Prem Shankar Jha
June 25, 2015
An extraordinary event occurred in Washington a few weeks ago. The Council on Foreign Relations (CFR) held a “special event” to enable two speakers to formally announce the end of a 75-year enmity between their countries. They were Anwar Majed Eshki, a retired Saudi general, and Dore Gold, a former Israeli ambassador to the UN.
This unlikely pair has come together due to the threat they perceive from an unshackled Iran. Their purpose was to warn the US that pursuing the nuclear deal with Iran would estrange it not only from Israel but all its staunchest allies in the Arab world. This was apparent from the seven-point plan for peace and stability in the Middle East that Eshki unveiled. Its first point was achieving peace between Israel and the Arabs. Its second was “regime-change in Iran”. Three of the remaining five proposals added up to a militarisation of the Gulf to face the threat from Iran.
For one of the first times in its history, the audience was not allowed to ask questions at a CFR event. This made the CFR a party to its purpose, instead of remaining an independent forum. Since the CFR has been the main platform for the articulation of US foreign policy for the past 94 years, its sponsorship has underlined how badly President Barack Obama is isolated from mainstream American thinking and how unlikely it is that any agreement would survive his exit.
But the real purpose was to make Iran, not Obama, take fright and harden its position on the lifting of sanctions to the point where it, and not the US or the EU, is held responsible for the failure of negotiations.

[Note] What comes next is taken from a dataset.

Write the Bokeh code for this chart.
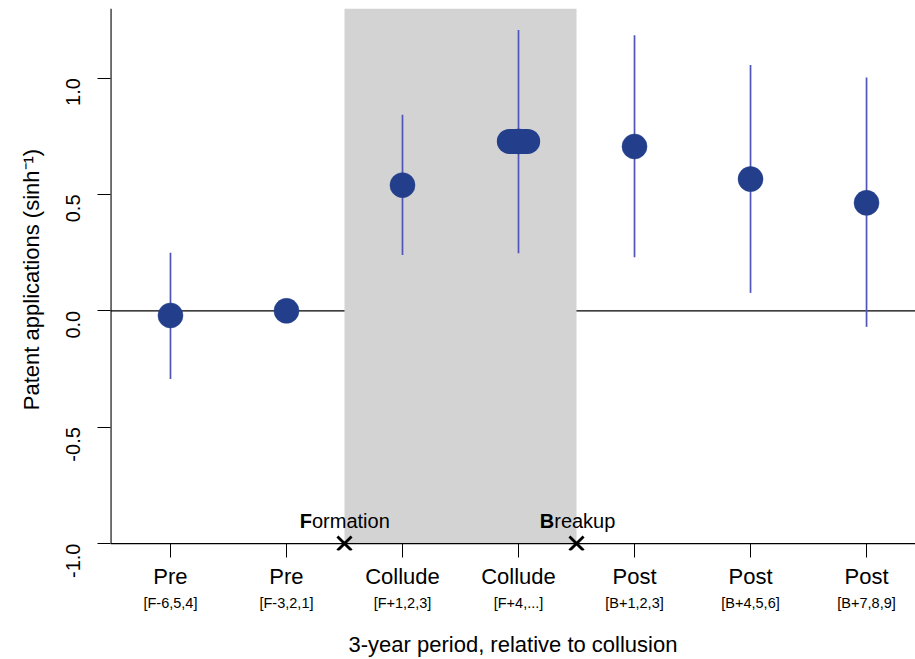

Eshki and Gold announced that Israel and Saudi Arabia had held five secret meetings since the beginning of 2014 to forge their common strategy, but did not mention that the two had already signed an agreement at the end of February that gave Israeli warplanes permission to fly over Saudi Arabia on their way to Iran.

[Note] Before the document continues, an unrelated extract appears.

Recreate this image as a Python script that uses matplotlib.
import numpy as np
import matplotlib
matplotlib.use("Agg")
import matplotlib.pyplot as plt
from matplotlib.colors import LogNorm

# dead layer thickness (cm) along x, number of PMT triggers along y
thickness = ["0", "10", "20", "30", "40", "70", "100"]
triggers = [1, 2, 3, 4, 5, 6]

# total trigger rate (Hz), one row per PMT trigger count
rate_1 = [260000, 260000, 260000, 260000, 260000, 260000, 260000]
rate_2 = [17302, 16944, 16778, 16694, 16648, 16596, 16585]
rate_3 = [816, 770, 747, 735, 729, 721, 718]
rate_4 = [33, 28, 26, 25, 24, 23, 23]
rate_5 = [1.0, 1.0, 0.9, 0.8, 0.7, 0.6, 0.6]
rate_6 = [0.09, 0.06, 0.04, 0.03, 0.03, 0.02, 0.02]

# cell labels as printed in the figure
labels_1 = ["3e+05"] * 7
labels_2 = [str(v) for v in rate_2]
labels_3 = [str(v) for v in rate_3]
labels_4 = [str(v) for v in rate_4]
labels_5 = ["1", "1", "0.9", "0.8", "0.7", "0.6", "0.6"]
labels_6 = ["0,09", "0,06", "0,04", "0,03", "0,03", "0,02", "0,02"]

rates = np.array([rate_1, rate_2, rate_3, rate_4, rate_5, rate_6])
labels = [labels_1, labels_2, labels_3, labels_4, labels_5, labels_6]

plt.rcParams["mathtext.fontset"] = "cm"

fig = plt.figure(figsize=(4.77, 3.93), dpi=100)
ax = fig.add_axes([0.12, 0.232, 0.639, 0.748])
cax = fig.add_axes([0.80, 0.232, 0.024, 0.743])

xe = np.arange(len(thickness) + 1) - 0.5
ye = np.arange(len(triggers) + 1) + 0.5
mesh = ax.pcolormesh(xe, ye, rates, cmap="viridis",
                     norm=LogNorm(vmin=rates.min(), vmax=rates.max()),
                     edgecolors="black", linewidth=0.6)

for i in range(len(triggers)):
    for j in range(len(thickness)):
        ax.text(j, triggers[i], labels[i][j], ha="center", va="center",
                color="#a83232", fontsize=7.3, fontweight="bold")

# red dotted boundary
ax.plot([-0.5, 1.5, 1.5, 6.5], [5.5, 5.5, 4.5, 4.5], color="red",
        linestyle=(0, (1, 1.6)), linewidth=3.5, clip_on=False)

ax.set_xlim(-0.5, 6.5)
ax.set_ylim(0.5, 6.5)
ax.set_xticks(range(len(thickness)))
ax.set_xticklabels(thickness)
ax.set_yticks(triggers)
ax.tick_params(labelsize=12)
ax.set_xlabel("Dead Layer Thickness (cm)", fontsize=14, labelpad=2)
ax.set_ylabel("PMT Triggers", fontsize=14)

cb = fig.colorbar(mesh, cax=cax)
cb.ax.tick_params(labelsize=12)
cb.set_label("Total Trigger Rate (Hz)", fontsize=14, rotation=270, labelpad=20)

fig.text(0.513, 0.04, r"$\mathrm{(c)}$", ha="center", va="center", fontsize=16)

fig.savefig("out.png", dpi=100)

There is now a danger that if the deal falls through, Israel would take advantage of the wave of disappointment and fear that will sweep through the West to launch a military strike on Iran and force the US to join in. Should this happen, the war that follows will not leave India unscathed. But what should be worrying New Delhi even more is the claim that one of the secret meetings had been hosted by India. This makes India a party to the Israeli-Saudi conspiracy.
Delhi may have been sucked into this trap unwittingly, out of a desire to repay Riyadh for extraditing terrorism suspect Zabiuddin Ansari ( Abu Jundal) in 2012. But to have done this in 2014, when the strife in the Middle East had morphed into a vicious, brutal, unprincipled and nakedly sectarian bloodfest, reveals an inability to gauge the consequences of its actions that casts grave doubt on its capacity to pull its weight in international affairs.

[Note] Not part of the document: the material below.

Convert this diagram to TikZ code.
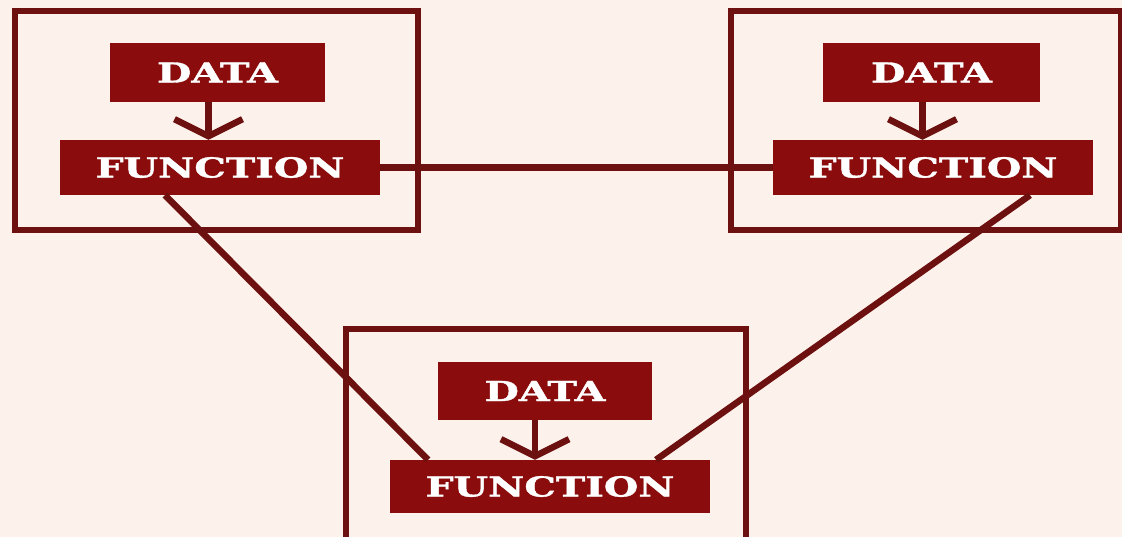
\documentclass[tikz,border=0pt]{standalone}
\usepackage{fontspec}
\newfontfamily\boxfont[FakeBold=1.2]{DejaVu Serif Bold}
\usetikzlibrary{arrows.meta}
\definecolor{bgc}{HTML}{FDF2EB}
\definecolor{boxred}{HTML}{8A0C0C}
\definecolor{linered}{HTML}{6C1010}
\tikzset{
  outerbox/.style={draw=linered, line width=6.5pt, fill=none, inner sep=0pt},
  redbox/.style={fill=boxred, draw=none, inner sep=0pt, text=white,
    font=\boxfont\fontsize{27.5}{27.5}\selectfont},
  link/.style={draw=linered, line width=6.5pt},
  flow/.style={draw=linered, line width=6.5pt,
    -{Straight Barb[length=17pt,width=68pt,line width=6.5pt]}},
}
\newcommand{\wide}[1]{\scalebox{1.44}[1]{#1}}
\begin{document}
\begin{tikzpicture}[x=1pt,y=-1pt]
\useasboundingbox (0,0) rectangle (1122,537);
\fill[bgc] (0,0) rectangle (1122,537);
\clip (0,0) rectangle (1122,537);
% outer boxes
\node[outerbox, minimum width=403pt, minimum height=219pt] (b1) at (216.5,120.5) {};
\node[outerbox, minimum width=390pt, minimum height=219pt] (b2) at (926,120.5) {};
\node[outerbox, minimum width=400pt, minimum height=222pt] (b3) at (546,440) {};
% data boxes
\node[redbox, minimum width=215pt, minimum height=59pt] (d1) at (217.5,72.5) {\wide{DATA}};
\node[redbox, minimum width=217pt, minimum height=59pt] (d2) at (931.5,72.5) {\wide{DATA}};
\node[redbox, minimum width=214pt, minimum height=58pt] (d3) at (545,391) {\wide{DATA}};
% function boxes
\node[redbox, minimum width=320pt, minimum height=55pt] (f1) at (220,167.5) {\wide{FUNCTION}};
\node[redbox, minimum width=320pt, minimum height=55pt] (f2) at (933,167.5) {\wide{FUNCTION}};
\node[redbox, minimum width=320pt, minimum height=53pt] (f3) at (550,486.5) {\wide{FUNCTION}};
% arrows
\draw[flow] ([xshift=-9pt]d1.south) -- ([xshift=-9pt]d1.south |- f1.north);
\draw[flow] ([xshift=-9pt]d2.south) -- ([xshift=-9pt]d2.south |- f2.north);
\draw[flow] ([xshift=-10pt]d3.south) -- ([xshift=-10pt]d3.south |- f3.north);
% links
\draw[link] (f1.east) -- (f2.west);
\draw[link] ([xshift=-55pt]f1.south) -- ([xshift=-122pt]f3.north);
\draw[link] ([xshift=97pt]f2.south) -- ([xshift=106pt]f3.north);
\end{tikzpicture}
\end{document}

India is home to almost 200 million Muslims, of whom 50 to 60 million are Shia. The main communal violence in British India occurred not between Hindus and Muslims, but between Sunnis and Shias at Muharram. Partition ended this conflict in India. The almost complete absence of Muslim sectarian strife during the past 70 years is one of the reasons why, unlike in Pakistan, every sect in Islam thrives and grows unhindered in India, why neither the Deobandi nor the Barelvi schools of Sunni Islam gives any shrift to extremism, and why almost no Indian Muslims have joined al-Qaeda or the Islamic State.
This is a heritage that needs to be cherished not only for its own sake, but to ensure that India continues to thrive in peace in the years ahead. To do this, it needs not only to avoid being bracketed as a partisan in the Middle East’s sectarian strife, but to be seen as a champion of every secular, modern and humanist force within the Muslim world.
Not only did it fail to do this when it was a member of the UN Security Council, but today, it is notably silent on the rise of the IS and has preferred not to seek retribution by going to Iraq and Syria’s aid.
India is unaware of its responsibility to Islam in the wider Muslim world because its governments and media have turned Indian Muslims into what John Pilger has aptly described as “unpeople”. Today it still has a sliver of a chance to redeem itself by coming out strongly in favour of the Iran deal, by sustaining the Bashar al-Assad regime with food and medicines and by strongly censuring the invasion of Yemen.